The Farming lobby’s wish list, delivered
To understand how we got here, we have to recognise that New Zealand’s agricultural lobby has waged a long campaign against methane regulations. And they finally found a government willing to do their bidding.
Federated Farmers, the country’s most influential farm industry group, never accepted the original 24–47% methane reduction goal “from day one”. They lobbied strenuously against it, arguing it would hobble farmers and wasn’t necessary.

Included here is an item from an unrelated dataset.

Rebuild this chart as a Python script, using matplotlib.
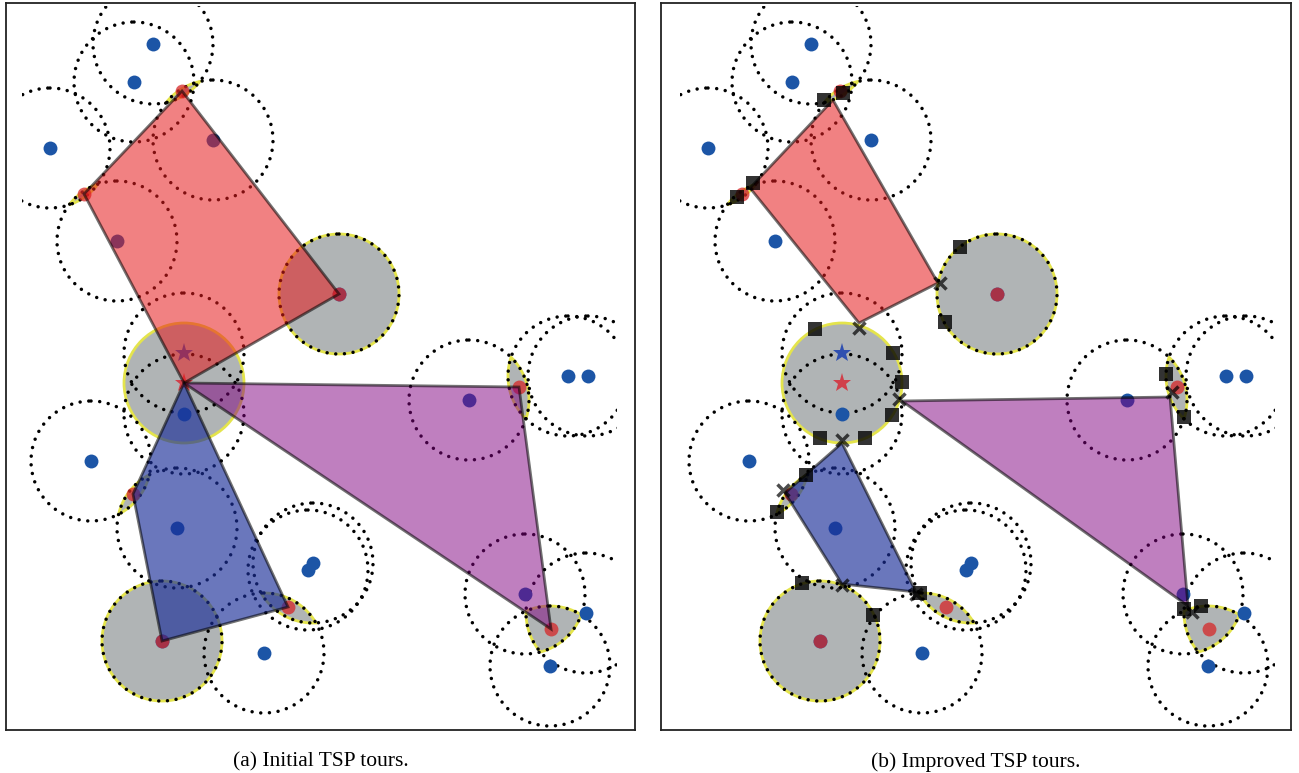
import numpy as np
import matplotlib.pyplot as plt
from matplotlib.patches import Circle, Polygon, Rectangle

R = 60  # sensing radius

# sensor locations (same field in both panels)
sensor_x = [153, 134, 50, 213, 117, 339, 184, 91, 177, 313, 308, 162, 264, 469, 568, 588, 525, 586, 550]
sensor_y = [44, 82, 148, 140, 241, 294, 414, 461, 528, 563, 570, 641, 653, 400, 376, 376, 594, 613, 666]
star_x, star_y = 184, 353
depot_x, depot_y = 184, 383

# visit regions = intersection of the member sensors' disks, visit point in red
region_members = [[0, 3], [2, 4], [5], [7, 8], [11], [9, 10, 12], [13, 14], [16, 17, 18]]
visit_x = [182, 84, 339, 133, 162, 288, 519, 551]
visit_y = [91, 194, 294, 494, 641, 607, 387, 629]

# initial tours
tour_a_red = [(182, 91), (339, 294), (184, 383), (84, 194)]
tour_a_purple = [(184, 383), (519, 387), (551, 629)]
tour_a_blue = [(184, 383), (133, 494), (162, 641), (288, 607)]

# improved tours
tour_b_red = [(175, 100), (280, 283), (201, 323), (92, 188)]
tour_b_purple = [(244, 401), (512, 397), (530, 606)]
tour_b_blue = [(184, 443), (127, 493), (184, 584), (258, 592)]

# boundary points of the improved tours
sq_x = [166, 185, 79, 95, 302, 287, 157, 235, 244, 234, 162, 207, 148, 119, 144, 215, 262, 508, 526, 526, 543]
sq_y = [100, 93, 197, 183, 247, 322, 329, 353, 382, 415, 438, 438, 475, 512, 583, 615, 593, 374, 417, 609, 606]
cross_x = [282, 201, 241, 184, 125, 184, 514, 534, 258]
cross_y = [283, 328, 399, 440, 490, 585, 392, 612, 594]

BLUE = '#1c55a6'
RED = '#d62728'
GRAY = '#b0b4b5'
YELLOW = '#e4e44c'
DOTS = (0, (0.01, 2.5))


def disk_intersection(idx):
    cx = np.array([sensor_x[i] for i in idx], float)
    cy = np.array([sensor_y[i] for i in idx], float)
    t = np.linspace(0, 2 * np.pi, 1440, endpoint=False)
    pts = []
    for x0, y0 in zip(cx, cy):
        px = x0 + R * np.cos(t)
        py = y0 + R * np.sin(t)
        ok = np.all((px[:, None] - cx) ** 2 + (py[:, None] - cy) ** 2 <= R ** 2 + 1.0, axis=1)
        pts.append(np.column_stack([px[ok], py[ok]]))
    pts = np.vstack(pts)
    m = pts.mean(axis=0)
    order = np.argsort(np.arctan2(pts[:, 1] - m[1], pts[:, 0] - m[0]))
    return pts[order]


def draw_field(ax, tours):
    # covered regions
    ax.add_patch(Circle((depot_x, depot_y), R, facecolor=GRAY, edgecolor=YELLOW, lw=2, zorder=1))
    for idx in region_members:
        ax.add_patch(Polygon(disk_intersection(idx), closed=True, facecolor=GRAY,
                             edgecolor=YELLOW, lw=2, zorder=1))

    # sensing disks
    clip = Rectangle((22, 6), 595, 724, transform=ax.transData)
    for x, y in zip(sensor_x + [star_x], sensor_y + [star_y]):
        c = Circle((x, y), R, fill=False, edgecolor='black', lw=2.5, linestyle=DOTS,
                   capstyle='round', zorder=2)
        ax.add_patch(c)
        c.set_clip_path(clip)

    ax.plot(sensor_x, sensor_y, 'o', color=BLUE, ms=10, mew=0, zorder=3)
    ax.plot(star_x, star_y, '*', color='#3050b0', ms=14, mew=0, zorder=3)
    ax.plot(visit_x, visit_y, 'o', color=RED, alpha=0.75, ms=10, mew=0, zorder=4)
    ax.plot(depot_x, depot_y, '*', color='#d0404a', ms=14, mew=0, zorder=4)

    colors = [(0.90, 0.10, 0.11, 0.55), (0.50, 0.0, 0.50, 0.5), (0.10, 0.18, 0.60, 0.65)]
    for verts, fc in zip(tours, colors):
        ax.add_patch(Polygon(verts, closed=True, facecolor=fc,
                             edgecolor=(0, 0, 0, 0.55), lw=2, zorder=5))


fig = plt.figure(figsize=(12.99, 7.73), dpi=100)
W, H = 1299, 773
ax_a = fig.add_axes([6 / W, 1 - 730 / H, 629 / W, 727 / H])
ax_b = fig.add_axes([661 / W, 1 - 730 / H, 630 / W, 727 / H])

draw_field(ax_a, [tour_a_red, tour_a_purple, tour_a_blue])
draw_field(ax_b, [tour_b_red, tour_b_purple, tour_b_blue])
ax_b.plot(sq_x, sq_y, 's', color='black', alpha=0.8, ms=9.5, mew=0, zorder=6)
ax_b.plot(cross_x, cross_y, 'x', color='black', alpha=0.7, ms=9, mew=2.5, zorder=6)

ax_a.set_xlim(6, 635)
ax_b.set_xlim(3, 633)
for ax in (ax_a, ax_b):
    ax.set_ylim(730, 3)
    ax.set_xticks([])
    ax.set_yticks([])
    for s in ax.spines.values():
        s.set_color('#222222')
        s.set_linewidth(1.3)

fig.text(321 / W, 1 - 762 / H, '(a) Initial TSP tours.', ha='center', va='center',
         family='Liberation Serif', fontsize=15.5)
fig.text(976 / W, 1 - 762 / H, '(b) Improved TSP tours.', ha='center', va='center',
         family='Liberation Serif', fontsize=15.5)

fig.savefig('out.png', dpi=100)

Groundswell NZ, a more radical grassroots protest group formed in 2020, whipped up rural outrage by painting environmental rules as an existential threat to the “Kiwi way of life.” Beef + Lamb New Zealand and DairyNZ – representing the meat and dairy sectors – likewise pressed relentlessly to delay or dilute emissions targets and avoid any pricing of farm emissions.
For years, these groups were pushing uphill against a policy consensus that agriculture needed to do its share on climate. But with the right-leaning coalition elected in late 2023, the lobby finally hit the jackpot.
It’s not an exaggeration to say the new Government adopted the farm lobby’s pre-election wish list verbatim. Federated Farmers had published a checklist of policies it wanted, and high on that list was a “review” of the methane target (code for weakening it). Sure enough, the incoming coalition agreement specifically called for a review of the methane target, effectively preordaining a backtrack. As RNZ reported, the methane target review “was on Federated Farmers’ pre-election wishlist before being adopted by the coalition.”
Another item on the lobby’s list: no emissions taxes for farmers. The Government delivered that too, outright ruling out the very pricing mechanism that National itself had once championed. Instead, ministers parroted the industry’s own mantra: “innovation and partnership, not taxes and regulation.” The policy announcement was littered with phrases straight out of industry playbooks – “no additional warming,” “split gas approach,” “protect food production” – all slogans the farm lobby has used to justify special treatment for methane. It was as if the government’s climate policy had been ghostwritten by Groundswell and Federated Farmers.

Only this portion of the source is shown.